-- start Supplied records --
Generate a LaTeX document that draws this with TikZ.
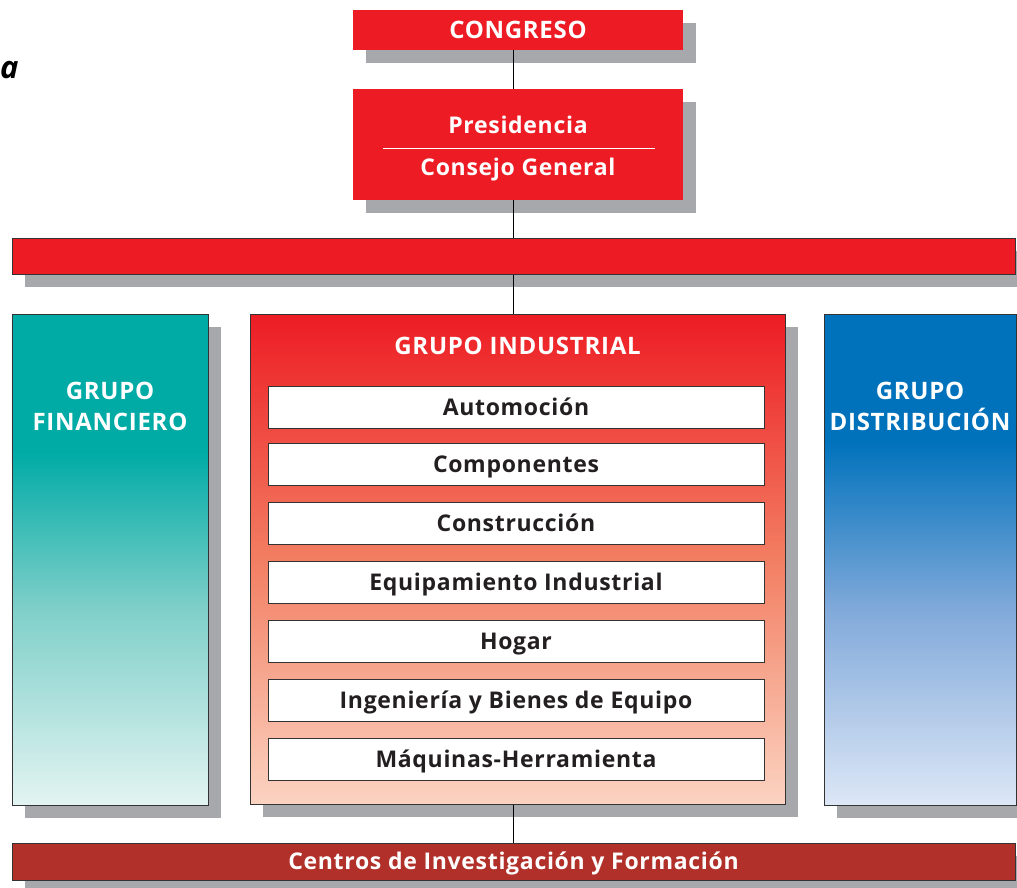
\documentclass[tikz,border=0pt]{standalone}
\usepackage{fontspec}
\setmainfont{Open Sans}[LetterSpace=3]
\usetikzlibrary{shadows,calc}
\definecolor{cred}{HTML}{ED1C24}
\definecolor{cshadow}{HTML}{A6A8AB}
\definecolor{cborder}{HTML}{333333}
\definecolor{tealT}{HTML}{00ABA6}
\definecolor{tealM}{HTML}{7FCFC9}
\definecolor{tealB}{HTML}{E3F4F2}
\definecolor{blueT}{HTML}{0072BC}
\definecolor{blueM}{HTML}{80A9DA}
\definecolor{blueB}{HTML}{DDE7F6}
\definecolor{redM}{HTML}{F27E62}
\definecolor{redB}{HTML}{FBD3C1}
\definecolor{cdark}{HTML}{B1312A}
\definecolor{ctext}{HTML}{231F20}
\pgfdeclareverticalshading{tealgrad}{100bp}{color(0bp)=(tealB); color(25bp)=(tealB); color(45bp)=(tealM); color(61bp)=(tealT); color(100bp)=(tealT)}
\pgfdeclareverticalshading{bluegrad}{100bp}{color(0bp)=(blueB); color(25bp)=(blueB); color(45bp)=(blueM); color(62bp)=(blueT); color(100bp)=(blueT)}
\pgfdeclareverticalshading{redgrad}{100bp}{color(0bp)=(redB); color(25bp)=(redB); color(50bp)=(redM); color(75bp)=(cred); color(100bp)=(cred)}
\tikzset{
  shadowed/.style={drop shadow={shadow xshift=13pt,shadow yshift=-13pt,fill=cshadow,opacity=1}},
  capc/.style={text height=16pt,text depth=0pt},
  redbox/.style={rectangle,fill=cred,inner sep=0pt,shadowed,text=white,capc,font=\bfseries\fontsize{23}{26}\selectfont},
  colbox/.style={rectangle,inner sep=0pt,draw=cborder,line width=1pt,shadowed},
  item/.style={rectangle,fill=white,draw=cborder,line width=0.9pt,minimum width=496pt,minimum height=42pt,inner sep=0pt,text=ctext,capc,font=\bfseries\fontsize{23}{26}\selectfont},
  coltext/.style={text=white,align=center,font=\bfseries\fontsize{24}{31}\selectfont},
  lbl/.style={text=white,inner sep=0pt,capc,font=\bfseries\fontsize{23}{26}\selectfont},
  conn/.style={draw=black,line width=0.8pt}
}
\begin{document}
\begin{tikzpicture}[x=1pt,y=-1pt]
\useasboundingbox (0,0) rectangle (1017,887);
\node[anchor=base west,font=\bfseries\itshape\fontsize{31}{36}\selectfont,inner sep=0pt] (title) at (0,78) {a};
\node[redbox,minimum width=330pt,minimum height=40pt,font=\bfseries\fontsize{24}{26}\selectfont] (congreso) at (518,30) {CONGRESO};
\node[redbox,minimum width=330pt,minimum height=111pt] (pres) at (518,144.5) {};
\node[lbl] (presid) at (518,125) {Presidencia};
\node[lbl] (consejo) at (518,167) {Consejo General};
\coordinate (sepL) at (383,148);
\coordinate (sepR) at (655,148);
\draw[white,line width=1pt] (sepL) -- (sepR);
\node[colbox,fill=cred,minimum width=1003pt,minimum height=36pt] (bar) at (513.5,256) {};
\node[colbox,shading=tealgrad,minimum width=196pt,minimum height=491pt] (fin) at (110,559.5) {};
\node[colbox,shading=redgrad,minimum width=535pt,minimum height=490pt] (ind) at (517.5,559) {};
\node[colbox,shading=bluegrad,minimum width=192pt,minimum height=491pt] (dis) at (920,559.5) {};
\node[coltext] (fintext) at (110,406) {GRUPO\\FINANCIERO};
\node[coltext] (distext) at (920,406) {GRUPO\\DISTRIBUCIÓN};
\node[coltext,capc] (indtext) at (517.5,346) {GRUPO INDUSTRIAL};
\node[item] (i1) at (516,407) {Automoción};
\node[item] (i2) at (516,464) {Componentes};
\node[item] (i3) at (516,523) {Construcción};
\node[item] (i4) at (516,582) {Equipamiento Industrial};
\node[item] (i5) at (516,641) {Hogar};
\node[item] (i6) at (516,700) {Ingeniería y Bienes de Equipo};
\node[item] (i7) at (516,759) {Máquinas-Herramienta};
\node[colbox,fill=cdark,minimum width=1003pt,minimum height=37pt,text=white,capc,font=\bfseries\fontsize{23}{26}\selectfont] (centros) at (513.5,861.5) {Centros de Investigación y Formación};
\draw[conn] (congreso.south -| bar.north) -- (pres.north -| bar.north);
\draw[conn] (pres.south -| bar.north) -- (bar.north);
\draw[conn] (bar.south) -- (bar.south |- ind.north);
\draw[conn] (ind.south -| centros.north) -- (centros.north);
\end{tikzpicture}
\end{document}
-- end Supplied records --
-- start Supplied records --
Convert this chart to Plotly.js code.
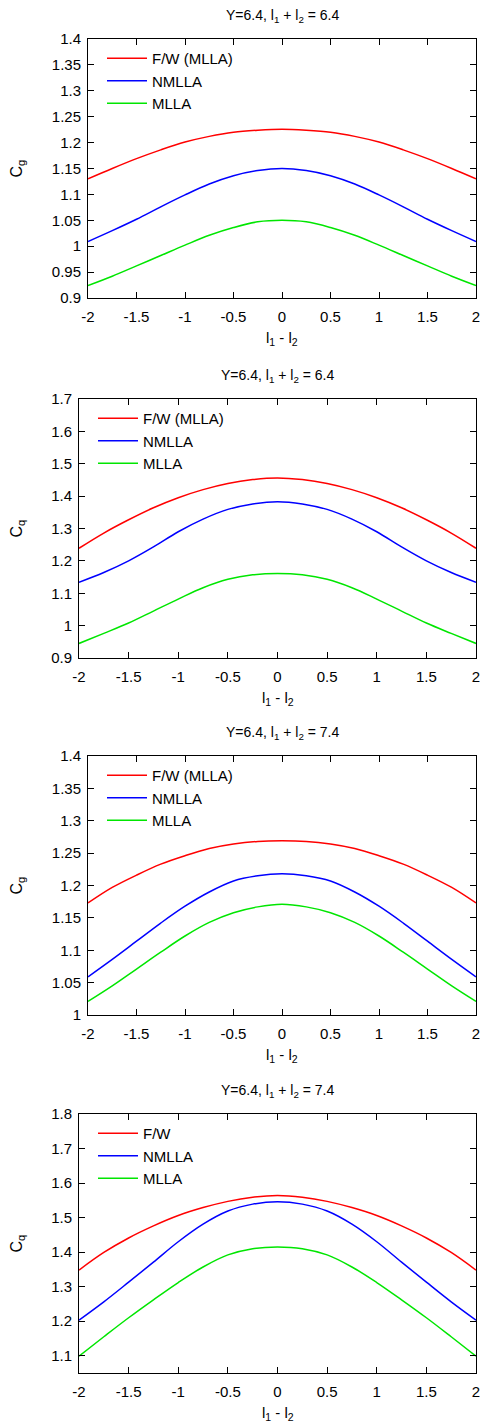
-- end Supplied records --
-- start Supplied records --
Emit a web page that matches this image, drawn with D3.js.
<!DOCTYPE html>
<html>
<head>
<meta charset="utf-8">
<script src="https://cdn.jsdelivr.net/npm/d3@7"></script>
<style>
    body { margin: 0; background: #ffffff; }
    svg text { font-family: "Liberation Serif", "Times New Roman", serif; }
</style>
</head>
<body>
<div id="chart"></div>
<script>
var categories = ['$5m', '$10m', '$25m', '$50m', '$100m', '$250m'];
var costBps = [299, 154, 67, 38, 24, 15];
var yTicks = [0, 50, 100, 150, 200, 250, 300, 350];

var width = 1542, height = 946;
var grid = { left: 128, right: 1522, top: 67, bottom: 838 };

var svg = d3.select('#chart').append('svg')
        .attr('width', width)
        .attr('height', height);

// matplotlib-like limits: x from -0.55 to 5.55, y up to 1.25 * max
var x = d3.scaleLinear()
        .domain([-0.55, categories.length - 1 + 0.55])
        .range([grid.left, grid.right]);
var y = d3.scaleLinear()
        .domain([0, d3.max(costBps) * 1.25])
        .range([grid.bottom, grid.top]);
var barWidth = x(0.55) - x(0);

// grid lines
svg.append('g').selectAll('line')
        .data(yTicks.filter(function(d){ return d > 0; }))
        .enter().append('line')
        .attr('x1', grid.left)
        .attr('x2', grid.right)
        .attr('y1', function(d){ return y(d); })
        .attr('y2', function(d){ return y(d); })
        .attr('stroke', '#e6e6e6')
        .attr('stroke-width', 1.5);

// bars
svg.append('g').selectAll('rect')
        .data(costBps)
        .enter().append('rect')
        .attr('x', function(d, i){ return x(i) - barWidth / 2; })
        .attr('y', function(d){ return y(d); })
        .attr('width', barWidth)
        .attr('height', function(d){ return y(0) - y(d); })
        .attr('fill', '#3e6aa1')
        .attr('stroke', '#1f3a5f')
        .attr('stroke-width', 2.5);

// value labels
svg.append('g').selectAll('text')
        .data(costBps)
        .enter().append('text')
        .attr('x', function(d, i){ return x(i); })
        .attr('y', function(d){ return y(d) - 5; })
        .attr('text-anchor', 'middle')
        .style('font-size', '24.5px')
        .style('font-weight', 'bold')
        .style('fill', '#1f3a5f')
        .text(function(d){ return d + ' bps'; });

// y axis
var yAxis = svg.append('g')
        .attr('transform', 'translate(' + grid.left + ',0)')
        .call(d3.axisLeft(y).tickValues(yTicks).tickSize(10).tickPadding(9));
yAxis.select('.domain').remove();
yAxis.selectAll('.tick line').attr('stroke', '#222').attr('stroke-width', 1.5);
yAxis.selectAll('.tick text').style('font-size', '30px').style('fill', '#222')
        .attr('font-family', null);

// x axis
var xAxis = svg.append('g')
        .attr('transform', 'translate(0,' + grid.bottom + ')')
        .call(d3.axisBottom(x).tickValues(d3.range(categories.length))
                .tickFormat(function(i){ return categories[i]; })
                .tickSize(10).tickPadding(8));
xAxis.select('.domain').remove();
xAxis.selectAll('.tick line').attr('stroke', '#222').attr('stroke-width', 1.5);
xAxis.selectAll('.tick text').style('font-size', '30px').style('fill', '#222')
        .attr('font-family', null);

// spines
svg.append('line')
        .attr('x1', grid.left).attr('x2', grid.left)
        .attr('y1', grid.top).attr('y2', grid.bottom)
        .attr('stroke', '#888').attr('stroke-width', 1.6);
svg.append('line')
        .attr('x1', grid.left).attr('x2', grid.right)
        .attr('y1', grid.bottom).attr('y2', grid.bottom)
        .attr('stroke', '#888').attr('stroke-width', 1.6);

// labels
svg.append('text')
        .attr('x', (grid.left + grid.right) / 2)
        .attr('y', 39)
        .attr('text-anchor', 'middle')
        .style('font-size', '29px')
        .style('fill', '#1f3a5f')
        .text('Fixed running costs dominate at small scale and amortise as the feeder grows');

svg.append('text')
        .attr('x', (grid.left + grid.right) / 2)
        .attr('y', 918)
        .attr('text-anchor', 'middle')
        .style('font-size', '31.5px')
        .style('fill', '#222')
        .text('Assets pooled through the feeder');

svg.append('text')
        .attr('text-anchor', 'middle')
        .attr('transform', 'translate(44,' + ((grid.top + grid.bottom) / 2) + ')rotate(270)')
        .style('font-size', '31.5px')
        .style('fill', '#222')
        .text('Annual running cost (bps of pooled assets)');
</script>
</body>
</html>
-- end Supplied records --
_Exercise prompt_
Both the line with "Emit a web page" and the line with "var yTicks = [0, 50, 100, 150, 200, 250, 300, 350];" belong in the extract, along with every line between them; set down those lines exactly and only.

_In response_
Emit a web page that matches this image, drawn with D3.js.
<!DOCTYPE html>
<html>
<head>
<meta charset="utf-8">
<script src="https://cdn.jsdelivr.net/npm/d3@7"></script>
<style>
    body { margin: 0; background: #ffffff; }
    svg text { font-family: "Liberation Serif", "Times New Roman", serif; }
</style>
</head>
<body>
<div id="chart"></div>
<script>
var categories = ['$5m', '$10m', '$25m', '$50m', '$100m', '$250m'];
var costBps = [299, 154, 67, 38, 24, 15];
var yTicks = [0, 50, 100, 150, 200, 250, 300, 350];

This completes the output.